Deep public distrust of politicians amid repeated scandals sent Icelanders to the polls five times from 2007 to 2017.
The Independence Party, which polls credit with around 20-24% of votes, also risks losing seats but is expected to remain the largest political party.
Its leader, Finance Minister Bjarni Benediktsson, is a former prime minister who comes from a family that has long held power on the right.
He is eyeing the post of prime minister.
Mr Benediktsson has survived several political scandals, including being implicated in the 2016 Panama Papers leak that revealed offshore tax havens, and is standing in his fifth election.
"I'm optimistic, I feel supported," he told a campaign rally this week, insisting his party would continue to be "the backbone of the next government".
But there are five other parties all hot on his heels, credited with 10 to 15% of votes.

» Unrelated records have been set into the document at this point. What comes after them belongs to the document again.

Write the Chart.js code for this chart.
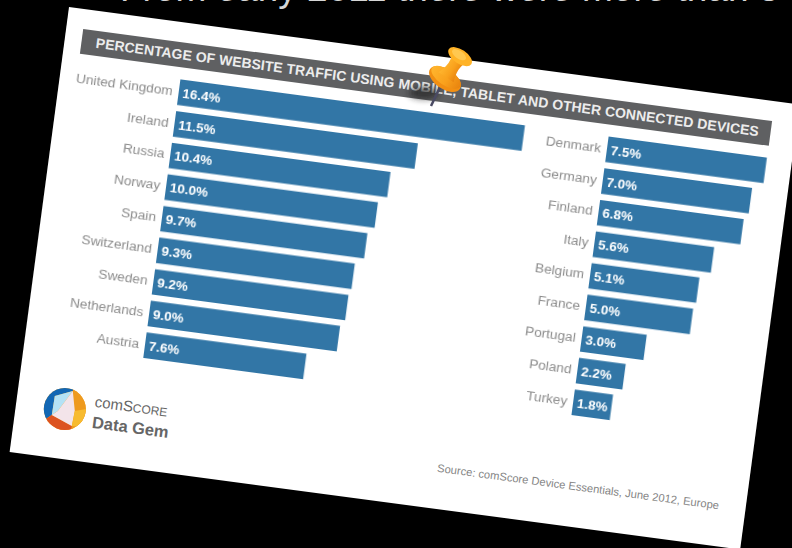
<!DOCTYPE html>
<html>
<head>
<meta charset="utf-8">
<title>Mobile traffic share</title>
<script src="https://cdn.jsdelivr.net/npm/chart.js@4/dist/chart.umd.min.js"></script>
<style>
    html, body { margin: 0; width: 792px; height: 548px; background: #000; overflow: hidden; font-family: "Liberation Sans", sans-serif; }
    #slide-title { position: absolute; left: 120px; top: -32.5px; font-size: 37px; line-height: 42px; color: #d6d6d6; white-space: nowrap; }
    #card { position: absolute; left: 69px; top: 7px; width: 737px; height: 449px; background: #fff; transform-origin: 0 0; transform: rotate(7.6deg); }
    #card canvas { position: absolute; top: 54px; }
    #chart-left { left: 0; }
    #chart-right { left: 462px; }
    #banner { position: absolute; left: 16.5px; top: 19.5px; width: 695.5px; height: 25px; background: #5f6062; color: #ececec; font-weight: bold; font-size: 14px; line-height: 25px; padding-left: 15px; box-sizing: border-box; white-space: nowrap; letter-spacing: 0.06px; }
    #source { position: absolute; left: 426px; top: 400px; font-size: 11.2px; line-height: 16px; color: #858585; white-space: nowrap; }
    #brand { position: absolute; left: 78px; top: 379px; color: #666; white-space: nowrap; }
    #brand .top { font-size: 15px; line-height: 18px; }
    #brand .top small { font-size: 12px; }
    #brand .bottom { font-size: 16.5px; line-height: 20px; font-weight: bold; }
    #logo { position: absolute; left: 27px; top: 377px; }
    #pin { position: absolute; left: 410px; top: 35px; overflow: visible; }
</style>
</head>
<body>
<div id="slide-title">From early 2011 there were more than 5</div>
<div id="card">
    <div id="banner">PERCENTAGE OF WEBSITE TRAFFIC USING MOBILE, TABLET AND OTHER CONNECTED DEVICES</div>
    <canvas id="chart-left" width="480" height="287"></canvas>
    <canvas id="chart-right" width="260" height="287"></canvas>
    <svg id="logo" width="44" height="44" viewBox="0 0 44 44">
        <defs><clipPath id="disc"><circle cx="22" cy="22" r="21"/></clipPath></defs>
        <g clip-path="url(#disc)" transform="rotate(-7.6 22 22)">
            <rect width="44" height="44" fill="#f0a020"/>
            <polygon points="0,0 31,0 30,4 12,9 9,28 0,34" fill="#1267b4"/>
            <polygon points="31,0 44,0 44,44 28,44 29,39 32,24 30,4" fill="#ee9a1e"/>
            <polygon points="9,28 29,39 28,44 0,44 0,34" fill="#dc5320"/>
            <polygon points="30,4 12,9 9,28 15,24" fill="#b4e2f6"/>
            <polygon points="30,4 15,24 9,28 29,39 32,24" fill="#f3e4ea"/>
            <polygon points="32,24 44,22 38,40 29,39" fill="#f7bb30"/>
        </g>
    </svg>
    <div id="brand">
        <div class="top">com<span>S</span><small>CORE</small></div>
        <div class="bottom">Data Gem</div>
    </div>
    <div id="source">Source: comScore Device Essentials, June 2012, Europe</div>
</div>
<svg id="pin" width="80" height="80" viewBox="0 0 80 80">
    <defs>
        <linearGradient id="pinBody" x1="0" y1="0" x2="1" y2="0">
            <stop offset="0" stop-color="#ffb52e"/>
            <stop offset="0.55" stop-color="#f9a11c"/>
            <stop offset="1" stop-color="#e8830e"/>
        </linearGradient>
        <filter id="soft" x="-50%" y="-100%" width="200%" height="300%"><feGaussianBlur stdDeviation="3"/></filter>
    </defs>
    <ellipse cx="14" cy="58" rx="15" ry="6" fill="#222" opacity="0.7" filter="url(#soft)"/>
    <line x1="21" y1="71" x2="31" y2="50" stroke="#4a4a63" stroke-width="2.5"/>
    <g transform="translate(35 44) rotate(34)">
        <ellipse cx="0" cy="0" rx="18" ry="10" fill="#f28f12"/>
        <ellipse cx="0" cy="-2" rx="17" ry="8" fill="url(#pinBody)"/>
        <path d="M-9,-2 C-5,-12 -5,-19 -9,-27 L9,-27 C5,-19 5,-12 9,-2 Z" fill="url(#pinBody)"/>
        <ellipse cx="0" cy="-27" rx="13.5" ry="7" fill="#ffb327"/>
        <ellipse cx="-2" cy="-28" rx="8" ry="4" fill="#ffc850"/>
    </g>
</svg>
<script>
// left column of the ranking
const leftCountries = ['United Kingdom', 'Ireland', 'Russia', 'Norway', 'Spain', 'Switzerland', 'Sweden', 'Netherlands', 'Austria'];
const leftShares = [16.4, 11.5, 10.4, 10.0, 9.7, 9.3, 9.2, 9.0, 7.6];

// right column of the ranking
const rightCountries = ['Denmark', 'Germany', 'Finland', 'Italy', 'Belgium', 'France', 'Portugal', 'Poland', 'Turkey'];
const rightShares = [7.5, 7.0, 6.8, 5.6, 5.1, 5.0, 3.0, 2.2, 1.8];

// writes the share inside the start of each bar
const shareLabels = {
    id: 'shareLabels',
    afterDatasetsDraw(chart) {
        const ctx = chart.ctx;
        const meta = chart.getDatasetMeta(0);
        ctx.save();
        ctx.fillStyle = '#ffffff';
        ctx.font = 'bold 13.5px "Liberation Sans"';
        ctx.textBaseline = 'middle';
        meta.data.forEach((bar, i) => {
            const value = chart.data.datasets[0].data[i];
            ctx.fillText(value.toFixed(1) + '%', chart.scales.x.left + 4, bar.y + 1);
        });
        ctx.restore();
    }
};

function drawColumn(id, countries, shares, axisWidth, maxShare) {
    return new Chart(document.getElementById(id), {
        type: 'bar',
        data: {
            labels: countries,
            datasets: [{
                data: shares,
                backgroundColor: '#3276a6',
                barThickness: 25
            }]
        },
        options: {
            indexAxis: 'y',
            responsive: false,
            animation: false,
            layout: { padding: 0 },
            plugins: { legend: { display: false }, tooltip: { enabled: false } },
            scales: {
                x: { min: 0, max: maxShare, display: false },
                y: {
                    // fixed gutter so both columns share one px-per-percent
                    afterFit(scale) {
                        scale.width = axisWidth;
                        scale.paddingTop = 0;
                        scale.paddingBottom = 0;
                    },
                    grid: { display: false, drawTicks: false },
                    border: { display: false },
                    ticks: {
                        color: '#8c8c8c',
                        padding: 6,
                        font: { family: '"Liberation Sans"', size: 13.7 }
                    }
                }
            }
        },
        plugins: [shareLabels]
    });
}

drawColumn('chart-left', leftCountries, leftShares, 120, 17);
drawColumn('chart-right', rightCountries, rightShares, 90, 8);
</script>
</body>
</html>
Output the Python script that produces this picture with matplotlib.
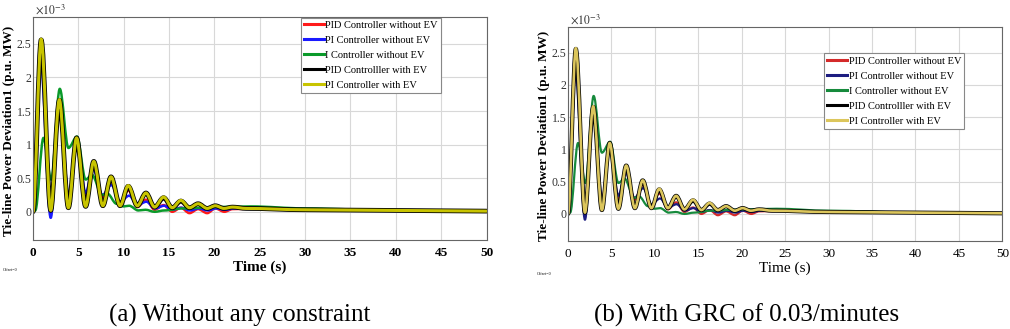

They are the Left-Green Movement, the Progressive Party, the Social Democratic Alliance, the libertarian Pirate Party and the centre-right Reform Party. A new Socialist Party is also expected to put in a strong showing.
"There is not a clear alternative to this government. If it falls and they can't continue, then it's just a free-for-all to create a new coalition," political scientist Eirikur Bergmann said.